2. Can California slow down Stanford’s Toby Gerhart?
Oregon and Southern California couldn’t do it the last two weeks, and few teams have slowed down the Cardinal’s bruising running back.
According to ESPN research, Gerhart leads the Pac-10 with 39 runs of 10 yards or more and has been one of the country’s best short-yardage runners. On third- and fourth-down plays of two yards or less, Gerhart has converted 83.3 percent of the time.
With a victory over the No. 25 Bears, No. 17 Stanford would stay in the Pac-10 title race and enhance its bowl possibilities. Cal is coming off a 24-16 upset of Arizona, in which backup running back Shane Vereen ran for 159 yards. Star tailback Jahvid Best will miss his second straight game with a concussion.
3. Can Oregon move a step closer to the Rose Bowl?
Oregon and Stanford all but ended USC’s hopes of playing in a fifth straight Rose Bowl.
The Ducks can earn a trip to Pasadena for the first time since 1995 by beating Arizona on the road Saturday night (ABC, 8 p.m. ET) and rival Oregon State at home on Dec. 3.

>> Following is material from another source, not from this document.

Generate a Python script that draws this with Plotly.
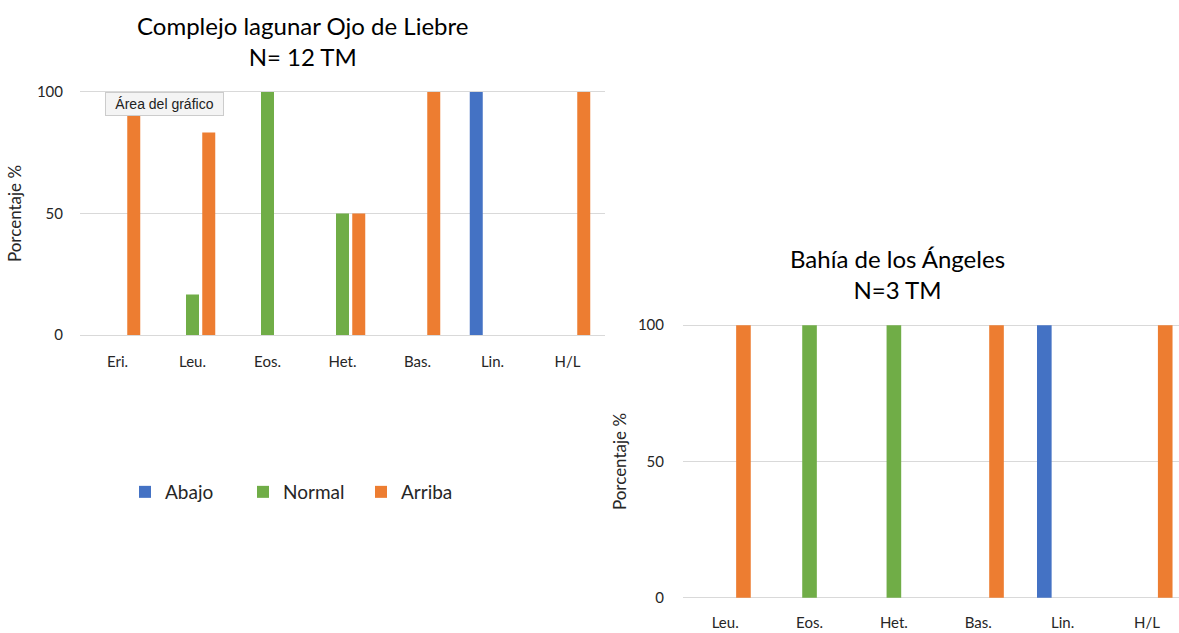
import plotly.graph_objects as go

# ---- data ----
series_names = ["Abajo", "Normal", "Arriba"]
series_colors = ["#4472C4", "#70AD47", "#ED7D31"]

ojo_categories = ["Eri.", "Leu.", "Eos.", "Het.", "Bas.", "Lin.", "H/L"]
ojo_abajo = [None, None, None, None, None, 100, None]
ojo_normal = [None, 16.7, 100, 50, None, None, None]
ojo_arriba = [100, 83.3, None, 50, 100, None, 100]

bahia_categories = ["Leu.", "Eos.", "Het.", "Bas.", "Lin.", "H/L"]
bahia_abajo = [None, None, None, None, 100, None]
bahia_normal = [None, 100, 100, None, None, None]
bahia_arriba = [100, None, None, 100, None, 100]

y_ticks = [0, 50, 100]

FONT = "Lato"
TXT = "#262626"
W, H = 1179, 633

fig = go.Figure()

ojo_vals = [ojo_abajo, ojo_normal, ojo_arriba]
bahia_vals = [bahia_abajo, bahia_normal, bahia_arriba]
for name, color, vals in zip(series_names, series_colors, ojo_vals):
    fig.add_trace(go.Bar(x=ojo_categories, y=vals, name=name, marker_color=color,
                         marker_line_width=0, xaxis="x", yaxis="y", showlegend=True))
for name, color, vals in zip(series_names, series_colors, bahia_vals):
    fig.add_trace(go.Bar(x=bahia_categories, y=vals, name=name, marker_color=color,
                         marker_line_width=0, xaxis="x2", yaxis="y2", showlegend=False))

def px_x(p):
    return p / W

def px_y(p):
    return 1 - p / H

axis_common = dict(showline=False, zeroline=False, ticks="", automargin=False,
                   tickfont=dict(family=FONT, size=15, color=TXT))
ytitle = dict(text="Porcentaje %", font=dict(family=FONT, size=17, color=TXT))

fig.update_layout(
    width=W, height=H,
    paper_bgcolor="white", plot_bgcolor="white",
    margin=dict(l=0, r=0, t=0, b=0),
    barmode="group", bargap=0.35, bargroupgap=0.2,
    font=dict(family=FONT, color=TXT),
    xaxis=dict(domain=[px_x(80), px_x(605)], anchor="y", range=[-0.5, 6.5],
               showgrid=False, ticklabelstandoff=14, **axis_common),
    yaxis=dict(domain=[px_y(336.5), px_y(90.5)], anchor="x", range=[-0.6, 100.6],
               tickvals=y_ticks, showgrid=True, gridcolor="#d9d9d9", gridwidth=1,
               ticklabelstandoff=16, title=dict(standoff=10, **ytitle), **axis_common),
    xaxis2=dict(domain=[px_x(683), 1.0], anchor="y2", range=[-0.5, 5.38],
                showgrid=False, ticklabelstandoff=12, **axis_common),
    yaxis2=dict(domain=[px_y(599.5), px_y(323.5)], anchor="x2", range=[-0.6, 100.6],
                tickvals=y_ticks, showgrid=True, gridcolor="#d9d9d9", gridwidth=1,
                ticklabelstandoff=18, title=dict(standoff=6, **ytitle), **axis_common),
    legend=dict(orientation="h", x=px_x(125), y=px_y(492), yanchor="middle", xanchor="left",
                font=dict(family=FONT, size=19, color=TXT), entrywidth=73, entrywidthmode="pixels",
                bgcolor="rgba(0,0,0,0)"),
    annotations=[
        dict(text="Complejo lagunar Ojo de Liebre<br>N= 12 TM", x=px_x(302), y=px_y(41),
             xref="paper", yref="paper", showarrow=False, xanchor="center", yanchor="middle",
             font=dict(family=FONT, size=24, color="#000000")),
        dict(text="Bahía de los Ángeles<br>N=3 TM", x=px_x(897), y=px_y(274),
             xref="paper", yref="paper", showarrow=False, xanchor="center", yanchor="middle",
             font=dict(family=FONT, size=24, color="#000000")),
        dict(text="Área del gráfico", x=px_x(164.5), y=px_y(104),
             xref="paper", yref="paper", showarrow=False, xanchor="center", yanchor="middle",
             width=111, height=16,
             font=dict(family="Liberation Sans", size=14, color="#222222"),
             bgcolor="#f4f4f4", bordercolor="#cccccc", borderwidth=1, borderpad=3),
    ],
)

fig.write_html("out.html", config={"displayModeBar": False},
               post_script="document.body.style.margin='0';")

Tailback LeGarrette Blount has been reinstated to the team, but he’ll have a hard time getting LaMichael James off the field. James has already run for 1,139 yards, an Oregon freshman record, and has posted five straight 100-yard games.
4. Will Ohio State extend Michigan’s misery?
The No. 9 Buckeyes locked up a spot in their first Rose Bowl in 13 seasons by beating Iowa 27-24 in overtime last week.
Ohio State doesn’t have much at stake in the regular-season finale at Michigan (ABC, noon ET), but it would like nothing more than to make a bad Michigan season even worse.
The Wolverines have lost four games in a row and six of seven in coach Rich Rodriguez’s second season, including a 45-24 loss at Wisconsin last week.
With an ongoing NCAA investigation into his program’s practice habits, Rodriguez could really use an upset win over Ohio State to quiet his critics. OSU has beaten Michigan five times in a row, the longest streak in this series since Michigan beat the Buckeyes six times in a row from 1922-1927.
5. Will Clemson finally get it done?
The No. 23 Tigers can clinch their first appearance in the ACC championship game by beating reeling Virginia at home on Saturday (ABC, 3:30 ET).
With one more victory, Clemson will clinch the ACC’s Atlantic Division and earn a rematch with Georgia Tech in the Dec. 5 ACC championship game in Tampa, Fla. The No. 7 Yellow Jackets needed a last-minute field goal to beat the Tigers 30-27 in Atlanta on Sept. 10.
Clemson has been among the country’s hottest teams recently, winning five games in a row. The Tigers have averaged 42 points and 425.8 yards of offense during that stretch.
6. Does Iowa have anything left to play for?
The Hawkeyes’ BCS national championship hopes ended two weeks ago when they lost quarterback Ricky Stanzi to injury and lost to Northwestern 17-10 at home.
Iowa won’t be going to the Rose Bowl, either, after it lost to Ohio State in overtime last week.
But if Iowa can avoid a three-game losing streak to end the regular season, it would possibly still be in position to play in a lucrative BCS bowl game.
If the Hawkeyes finish 10-2 by beating Minnesota at Kinnick Stadium on Saturday (ESPN/ESPN360.com, noon ET), it might be an attractive choice for the Fiesta Bowl. Iowa fans love to travel to warmer parts of the country in early January, and the Hawkeyes might be a more attractive choice than Penn State because of their head-to-head victory over the Nittany Lions.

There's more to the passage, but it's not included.